Favourite local drinks are Beer (bottles - lager with 5% alcohol content) The local brew is 'Lion', and is quite good. Carlsberg is bottled under licence. Prices range from Rs.90 in a liquor shop to Rs. 150-200 (about 1 pound) in bars to up to Rs. 400 (about 2 pounds) in an upmarket resort restaurant. Arrack (33% proof) is the local liquor of choice made from the flower of the coconut which is fermented and distilled. No local wines - Imported wines only.
Full Moon Days and the purchase of Alcohol (?)
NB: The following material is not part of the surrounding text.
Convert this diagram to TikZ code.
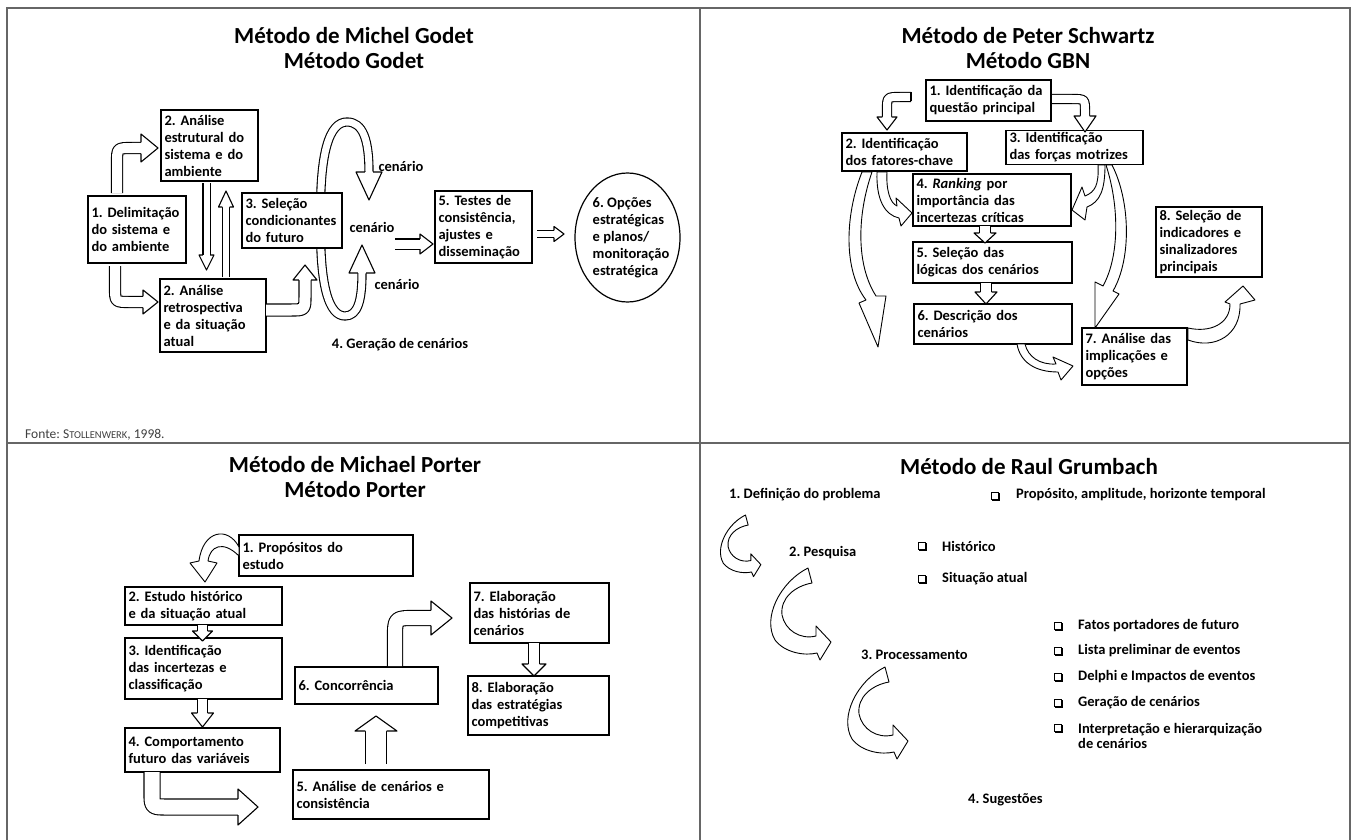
\documentclass[tikz,border=0pt]{standalone}
\usepackage{fontspec}
\setmainfont{Carlito}
\usetikzlibrary{calc,shapes.geometric}
\frenchspacing
\newcommand{\ahead}[4]{%
 \fill[white] ($(#1)!#3!90:(#2)$) -- (#2) -- ($(#1)!#3!-90:(#2)$) -- cycle;
 \draw[ar] ($(#1)!#4!90:(#2)$) -- ($(#1)!#3!90:(#2)$) -- (#2) -- ($(#1)!#3!-90:(#2)$) -- ($(#1)!#4!-90:(#2)$);}
\begin{document}
\frenchspacing
\begin{tikzpicture}[x=1pt,y=-1pt,
 bx/.style={draw, line width=1.2pt, fill=white, align=left, inner xsep=3.5pt, inner ysep=2pt, font=\bfseries\fontsize{14.5}{17}\selectfont},
 tt/.style={font=\bfseries\fontsize{23}{25}\selectfont, align=center, inner sep=0pt},
 lb/.style={font=\bfseries\fontsize{14.5}{17}\selectfont, inner sep=0pt, align=left},
 ar/.style={line width=1.1pt, line join=round},
 sh/.style={line width=1.1pt, double=white, double distance=#1, line join=round},
 cr/.style={fill=white, draw, line width=0.9pt, line join=round},
 fr/.style={draw=black!60, line width=1.6pt},
 pics/cres/.style={code={
   \filldraw[cr] (38,0) .. controls (10,14) and (-8,50) .. (5,72) .. controls (15,85) and (35,88) .. (47,85)
     -- (50,92) -- (61,74) -- (46,58) -- (46,68) .. controls (30,72) and (15,62) .. (12,47)
     .. controls (10,30) and (25,18) .. (42,15) -- cycle;}},
 pics/chk/.style={code={
   \draw[line width=0.7pt] (-3.5,-3.5) rectangle (3.5,3.5);
   \draw[line width=1.5pt] (-2.8,4.3) -- (4.3,4.3) -- (4.3,-2.8);}}]
\useasboundingbox (0,0) rectangle (1354,840);
\fill[white] (0,0) rectangle (1354,840);
% frame
\draw[fr] (7,840) -- (7,8) -- (1350,8) -- (1350,840);
\draw[fr] (700,8) -- (700,840);
\draw[fr] (7,443) -- (1350,443);

% ================= GODET =================
\node[tt] (tg) at (354,48) {Método de Michel Godet\\Método Godet};
% ring
\draw[sh=7pt] (321,235) .. controls (318,150) and (330,122) .. (347,122) .. controls (363,122) and (369,140) .. (369,172);
\ahead{369,172}{369,200}{13pt}{4.05pt}
\draw[sh=7pt] (321,205) .. controls (318,290) and (330,316) .. (345,316) .. controls (358,316) and (362,300) .. (362,273);
\ahead{362,273}{362,245}{13pt}{4.05pt}
\node[bx, text width=90pt, minimum height=71pt] (g2a) at (209.5,145.5) {2. Análise\\estrutural do\\sistema e do\\ambiente};
\node[bx, text width=91pt, minimum height=67pt] (g1) at (137,229.5) {1. Delimitação\\do sistema e\\do ambiente};
\node[bx, text width=93pt, minimum height=55pt] (g3) at (292,220.5) {3. Seleção\\condicionantes\\do futuro};
\node[bx, text width=99pt, minimum height=73pt] (g2b) at (213,315.5) {2. Análise\\retrospectiva\\e da situação\\atual};
\node[bx, text width=90pt, minimum height=72pt] (g5) at (483.5,227) {5. Testes de\\consistência,\\ajustes e\\disseminação};
\node[draw, ellipse, line width=1.2pt, minimum width=105pt, minimum height=129pt, inner sep=0pt] (g6) at (627.5,237.5) {};
\node[lb] (g6t) at (631,238) {6. Opções\\estratégicas\\e planos/\\monitoração\\estratégica};
\node[lb] (c1) at (401,166) {cenário};
\node[lb] (c2) at (372,227) {cenário};
\node[lb] (c3) at (397,284) {cenário};
\node[lb] (g4) at (400,345) {4. Geração de cenários};
% arrows
\draw[sh=10pt] (117,193) -- (117,163) .. controls (117,148) .. (132,148) -- (141,148);
\ahead{141,148}{158,148}{14pt}{5.55pt}
\draw[sh=10pt] (115,266) -- (115,287) .. controls (115,302) .. (130,302) -- (143,302);
\ahead{143,302}{158,302}{12pt}{5.55pt}
\draw[sh=6pt] (206.5,183) -- (206.5,255);
\ahead{206.5,255}{206.5,270}{7.5pt}{3.55pt}
\draw[sh=6pt] (226,277) -- (226,207);
\ahead{226,207}{226,191}{7.5pt}{3.55pt}
\draw[sh=11pt] (266,310) -- (290,310) .. controls (305,310) .. (305,295) -- (305,280);
\ahead{305,280}{305,265}{12pt}{6.05pt}
\draw[sh=9pt] (395,244) -- (420,244);
\ahead{420,244}{433,244}{10pt}{5.05pt}
\draw[sh=6pt] (537,234) -- (554,234);
\ahead{554,234}{564,234}{7.5pt}{3.55pt}
\node[anchor=west, inner sep=0pt, text=black!75, font=\fontsize{13.5}{15}\selectfont] (fonte) at (25,435) {Fonte: S{\fontsize{10.5}{12}\selectfont TOLLENWERK}, 1998.};

% ================= SCHWARTZ =================
\node[tt] (ts) at (1028,48) {Método de Peter Schwartz\\Método GBN};
\node[bx, text width=118pt, minimum height=41pt] (s1) at (988.5,100.5) {1. Identificação da\\questão principal};
\node[bx, text width=118pt, minimum height=38pt] (s2) at (904.5,152) {2. Identificação\\dos fatores-chave};
\node[bx, text width=130pt, minimum height=33pt] (s3) at (1074.5,147.5) {3. Identificação\\das forças motrizes};
\node[bx, text width=151pt, minimum height=52pt] (s4) at (992,200) {4. \textit{Ranking} por\\importância das\\incertezas críticas};
\node[bx, text width=152pt, minimum height=41pt] (s5) at (992.5,262.5) {5. Seleção das\\lógicas dos cenários};
\node[bx, text width=151pt, minimum height=40pt] (s6) at (993,324) {6. Descrição dos\\cenários};
\node[bx, text width=98pt, minimum height=57pt] (s7) at (1134.5,356.5) {7. Análise das\\implicações e\\opções};
\node[bx, text width=99pt, minimum height=70pt] (s8) at (1209,242) {8. Seleção de\\indicadores e\\sinalizadores\\principais};
% arrows
\draw[sh=8pt] (911,97) -- (900,97) .. controls (887,97) .. (887,110) -- (887,117);
\draw[ar] (911,92.5) -- (911,101.5);
\ahead{887,117}{887,130}{10pt}{4.55pt}
\draw[sh=8pt] (1052,99) -- (1072,99) .. controls (1085,99) .. (1085,112) -- (1085,116);
\ahead{1085,116}{1085,132}{11pt}{4.55pt}
\filldraw[cr] (862,172) .. controls (845,215) and (843,270) .. (866,300) -- (859,303) -- (878,347) -- (886,296) -- (876,296) .. controls (856,265) and (857,215) .. (872,172) -- cycle;
\filldraw[cr] (877,172) .. controls (876,200) and (885,215) .. (899,218) -- (901,226) -- (912,213) -- (896,198) -- (897,206) .. controls (890,203) and (886,190) .. (887,172) -- cycle;
\filldraw[cr] (1098,165) .. controls (1099,185) and (1095,192) .. (1085,196) -- (1082,187) -- (1072,210) -- (1085,220) -- (1087,207) .. controls (1100,202) and (1105,190) .. (1105,165) -- cycle;
\filldraw[cr] (1112,165) .. controls (1130,200) and (1132,258) .. (1113,291) -- (1119,294) -- (1095,328) -- (1095,282) -- (1103,286) .. controls (1120,255) and (1119,205) .. (1106,165) -- cycle;
\filldraw[cr] (1017,344) .. controls (1020,362) and (1035,372) .. (1058,372) -- (1061,380) -- (1073,366) -- (1053,357) -- (1056,364) .. controls (1040,365) and (1028,357) .. (1025,344) -- cycle;
\filldraw[cr] (1188,340) .. controls (1215,350) and (1241,335) .. (1240,304) -- (1255,300) -- (1243,286) -- (1225,302) -- (1230,304) .. controls (1230,324) and (1210,333) .. (1188,328) -- cycle;
\draw[sh=10pt] (985,226) -- (985,233);
\ahead{985,233}{985,243}{11pt}{5.55pt}
\draw[sh=10pt] (986,283) -- (986,292);
\ahead{986,292}{986,304}{11pt}{5.55pt}

% ================= PORTER =================
\node[tt] (tp) at (355,477) {Método de Michael Porter\\Método Porter};
\node[bx, text width=167pt, minimum height=41pt] (p1) at (326,555.5) {1. Propósitos do\\estudo};
\node[bx, text width=150pt, minimum height=38pt] (p2) at (203.5,606) {2. Estudo histórico\\e da situação atual};
\node[bx, text width=150pt, minimum height=61pt] (p3) at (203.5,668.5) {3. Identificação\\das incertezas e\\classificação};
\node[bx, text width=148pt, minimum height=44pt] (p4) at (202.5,750) {4. Comportamento\\futuro das variáveis};
\node[bx, text width=189pt, minimum height=49pt] (p5) at (391,794.5) {5. Análise de cenários e\\consistência};
\node[bx, text width=136pt, minimum height=37pt] (p6) at (366.5,685.5) {6. Concorrência};
\node[bx, text width=132pt, minimum height=60pt] (p7) at (539.5,613) {7. Elaboração\\das histórias de\\cenários};
\node[bx, text width=134pt, minimum height=59pt] (p8) at (538.5,705.5) {8. Elaboração\\das estratégias\\competitivas};
\filldraw[cr] (239,547) .. controls (228,526) and (203,530) .. (199,561) -- (190,563) -- (205,582) -- (217,563) -- (208,561) .. controls (210,546) and (223,540) .. (239,556) -- cycle;
\draw[sh=9pt] (202.5,625) -- (202.5,631);
\ahead{202.5,631}{202.5,641}{10pt}{5.05pt}
\draw[sh=9pt] (202.5,699) -- (202.5,713);
\ahead{202.5,713}{202.5,727}{11pt}{5.05pt}
\draw[sh=15pt] (152,772) -- (152,792) .. controls (152,807) .. (167,807) -- (238,807);
\ahead{238,807}{258,807}{18pt}{8.05pt}
\draw[sh=20pt] (376,764) -- (376,731);
\ahead{376,731}{376,716}{21pt}{10.55pt}
\draw[sh=14pt] (395,666) -- (395,638) .. controls (395,618) .. (415,618) -- (431,618);
\ahead{431,618}{452,618}{17pt}{7.55pt}
\draw[sh=10pt] (534,643) -- (534,664);
\ahead{534,664}{534,676}{12pt}{5.55pt}

% ================= GRUMBACH =================
\node[tt] (tr) at (1029,467) {Método de Raul Grumbach};
\pic[scale=0.67] at (720,515) {cres};
\pic at (770,568) {cres};
\pic at (847,667) {cres};
\node[lb, anchor=west] (r1) at (729,495) {1. Definição do problema};
\pic at (995,496) {chk};
\node[lb, anchor=west] (r1a) at (1016,495) {Propósito, amplitude, horizonte temporal};
\node[lb, anchor=west] (r2) at (789,553) {2. Pesquisa};
\pic at (922,546) {chk};
\node[lb, anchor=west] (r2a) at (942,546) {Histórico};
\pic at (922,579) {chk};
\node[lb, anchor=west] (r2b) at (942,579) {Situação atual};
\node[lb, anchor=west] (r3) at (861,655) {3. Processamento};
\pic at (1058,626) {chk};
\node[lb, anchor=west] (r3a) at (1078,626) {Fatos portadores de futuro};
\pic at (1058,651) {chk};
\node[lb, anchor=west] (r3b) at (1078,651) {Lista preliminar de eventos};
\pic at (1058,677) {chk};
\node[lb, anchor=west] (r3c) at (1078,677) {Delphi e Impactos de eventos};
\pic at (1058,703) {chk};
\node[lb, anchor=west] (r3d) at (1078,703) {Geração de cenários};
\pic at (1058,728) {chk};
\node[lb, anchor=west, font=\bfseries\fontsize{14.5}{15}\selectfont] (r3e) at (1078,736) {Interpretação e hierarquização\\de cenários};
\node[lb, anchor=west] (r4) at (968,800) {4. Sugestões};
\end{tikzpicture}
\end{document}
You are not allowed (technically) to buy alcohol on days where there is a full moon (Poya - Buddhist Holy Days) although in tourist areas this is conveniently overlooked.
Wash your Food
It's a wise precaution if you buy fruit or produce from stalls, markets, small local shops or the roadside to wash your fruit or vegetables/produce thoroughly before you eat it. Just to be sure.
Tea - Of Course!
Sadly most of the good stuff is exported overseas and there is not really a real tea drinking culture in Sri Lanka. Tea is usually milky and not at all like our English 'cuppa'. If you are an avid tea drinker don't be disappointed.